>> BEGIN

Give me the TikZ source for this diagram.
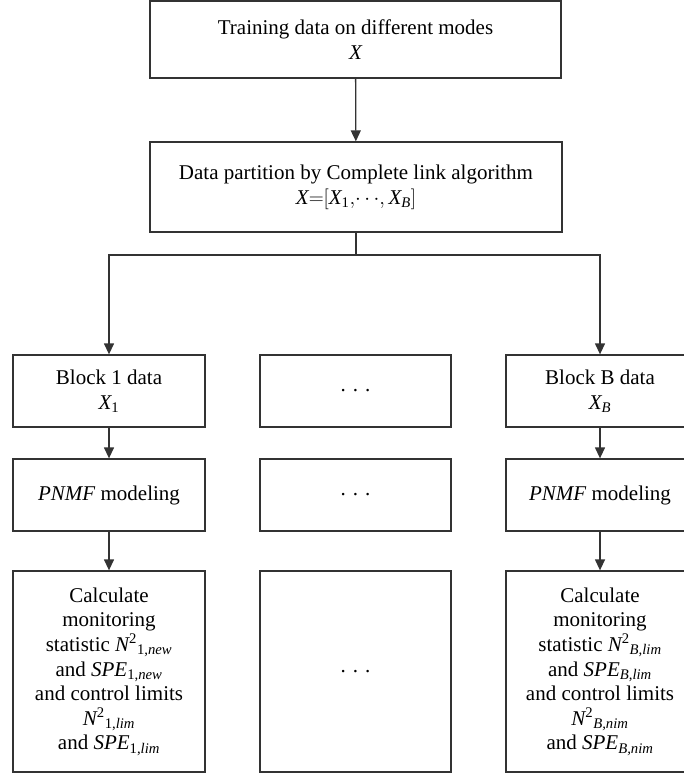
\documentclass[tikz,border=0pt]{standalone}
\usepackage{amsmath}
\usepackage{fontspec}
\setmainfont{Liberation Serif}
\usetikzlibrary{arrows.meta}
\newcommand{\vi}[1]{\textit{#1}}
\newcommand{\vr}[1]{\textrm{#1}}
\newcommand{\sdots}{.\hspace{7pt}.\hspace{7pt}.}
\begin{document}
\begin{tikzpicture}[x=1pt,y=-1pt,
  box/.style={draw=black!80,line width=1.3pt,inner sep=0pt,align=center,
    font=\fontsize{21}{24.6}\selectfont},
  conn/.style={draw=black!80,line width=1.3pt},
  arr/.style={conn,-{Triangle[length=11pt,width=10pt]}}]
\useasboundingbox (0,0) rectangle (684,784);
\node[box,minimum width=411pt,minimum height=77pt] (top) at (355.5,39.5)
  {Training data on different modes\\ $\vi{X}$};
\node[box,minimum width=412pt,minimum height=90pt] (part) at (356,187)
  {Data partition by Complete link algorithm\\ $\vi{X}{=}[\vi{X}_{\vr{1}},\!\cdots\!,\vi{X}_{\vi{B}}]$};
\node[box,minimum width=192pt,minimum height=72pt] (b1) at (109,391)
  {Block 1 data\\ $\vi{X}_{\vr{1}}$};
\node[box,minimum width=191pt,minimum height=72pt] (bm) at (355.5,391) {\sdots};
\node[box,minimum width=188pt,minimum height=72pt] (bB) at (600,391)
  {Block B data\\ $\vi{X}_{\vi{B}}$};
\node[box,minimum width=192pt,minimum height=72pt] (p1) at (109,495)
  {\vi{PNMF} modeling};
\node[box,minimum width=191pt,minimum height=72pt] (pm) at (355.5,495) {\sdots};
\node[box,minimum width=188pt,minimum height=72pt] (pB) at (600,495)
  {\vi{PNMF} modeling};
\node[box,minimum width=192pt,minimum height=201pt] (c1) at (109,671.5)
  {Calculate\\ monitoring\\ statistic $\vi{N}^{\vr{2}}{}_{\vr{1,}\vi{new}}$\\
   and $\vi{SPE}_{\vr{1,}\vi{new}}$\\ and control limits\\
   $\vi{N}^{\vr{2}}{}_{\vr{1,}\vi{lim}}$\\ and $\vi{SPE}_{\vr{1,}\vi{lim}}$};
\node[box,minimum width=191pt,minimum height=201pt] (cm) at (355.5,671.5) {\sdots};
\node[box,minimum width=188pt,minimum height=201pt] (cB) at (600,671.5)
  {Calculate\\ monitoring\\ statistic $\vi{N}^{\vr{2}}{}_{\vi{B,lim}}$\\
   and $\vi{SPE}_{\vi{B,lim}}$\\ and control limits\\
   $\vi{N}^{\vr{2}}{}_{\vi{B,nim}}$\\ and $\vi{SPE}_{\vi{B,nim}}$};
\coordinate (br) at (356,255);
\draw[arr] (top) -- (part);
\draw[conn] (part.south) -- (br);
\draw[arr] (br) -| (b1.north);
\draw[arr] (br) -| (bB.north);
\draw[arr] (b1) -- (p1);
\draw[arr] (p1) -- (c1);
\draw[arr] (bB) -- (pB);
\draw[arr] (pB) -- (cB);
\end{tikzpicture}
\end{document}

>> END

Omit the pictures, and quote the material above exactly as given.

Give me the TikZ source for this diagram.
\documentclass[tikz,border=0pt]{standalone}
\usepackage{amsmath}
\usepackage{fontspec}
\setmainfont{Liberation Serif}
\usetikzlibrary{arrows.meta}
\newcommand{\vi}[1]{\textit{#1}}
\newcommand{\vr}[1]{\textrm{#1}}
\newcommand{\sdots}{.\hspace{7pt}.\hspace{7pt}.}
\begin{document}
\begin{tikzpicture}[x=1pt,y=-1pt,
  box/.style={draw=black!80,line width=1.3pt,inner sep=0pt,align=center,
    font=\fontsize{21}{24.6}\selectfont},
  conn/.style={draw=black!80,line width=1.3pt},
  arr/.style={conn,-{Triangle[length=11pt,width=10pt]}}]
\useasboundingbox (0,0) rectangle (684,784);
\node[box,minimum width=411pt,minimum height=77pt] (top) at (355.5,39.5)
  {Training data on different modes\\ $\vi{X}$};
\node[box,minimum width=412pt,minimum height=90pt] (part) at (356,187)
  {Data partition by Complete link algorithm\\ $\vi{X}{=}[\vi{X}_{\vr{1}},\!\cdots\!,\vi{X}_{\vi{B}}]$};
\node[box,minimum width=192pt,minimum height=72pt] (b1) at (109,391)
  {Block 1 data\\ $\vi{X}_{\vr{1}}$};
\node[box,minimum width=191pt,minimum height=72pt] (bm) at (355.5,391) {\sdots};
\node[box,minimum width=188pt,minimum height=72pt] (bB) at (600,391)
  {Block B data\\ $\vi{X}_{\vi{B}}$};
\node[box,minimum width=192pt,minimum height=72pt] (p1) at (109,495)
  {\vi{PNMF} modeling};
\node[box,minimum width=191pt,minimum height=72pt] (pm) at (355.5,495) {\sdots};
\node[box,minimum width=188pt,minimum height=72pt] (pB) at (600,495)
  {\vi{PNMF} modeling};
\node[box,minimum width=192pt,minimum height=201pt] (c1) at (109,671.5)
  {Calculate\\ monitoring\\ statistic $\vi{N}^{\vr{2}}{}_{\vr{1,}\vi{new}}$\\
   and $\vi{SPE}_{\vr{1,}\vi{new}}$\\ and control limits\\
   $\vi{N}^{\vr{2}}{}_{\vr{1,}\vi{lim}}$\\ and $\vi{SPE}_{\vr{1,}\vi{lim}}$};
\node[box,minimum width=191pt,minimum height=201pt] (cm) at (355.5,671.5) {\sdots};
\node[box,minimum width=188pt,minimum height=201pt] (cB) at (600,671.5)
  {Calculate\\ monitoring\\ statistic $\vi{N}^{\vr{2}}{}_{\vi{B,lim}}$\\
   and $\vi{SPE}_{\vi{B,lim}}$\\ and control limits\\
   $\vi{N}^{\vr{2}}{}_{\vi{B,nim}}$\\ and $\vi{SPE}_{\vi{B,nim}}$};
\coordinate (br) at (356,255);
\draw[arr] (top) -- (part);
\draw[conn] (part.south) -- (br);
\draw[arr] (br) -| (b1.north);
\draw[arr] (br) -| (bB.north);
\draw[arr] (b1) -- (p1);
\draw[arr] (p1) -- (c1);
\draw[arr] (bB) -- (pB);
\draw[arr] (pB) -- (cB);
\end{tikzpicture}
\end{document}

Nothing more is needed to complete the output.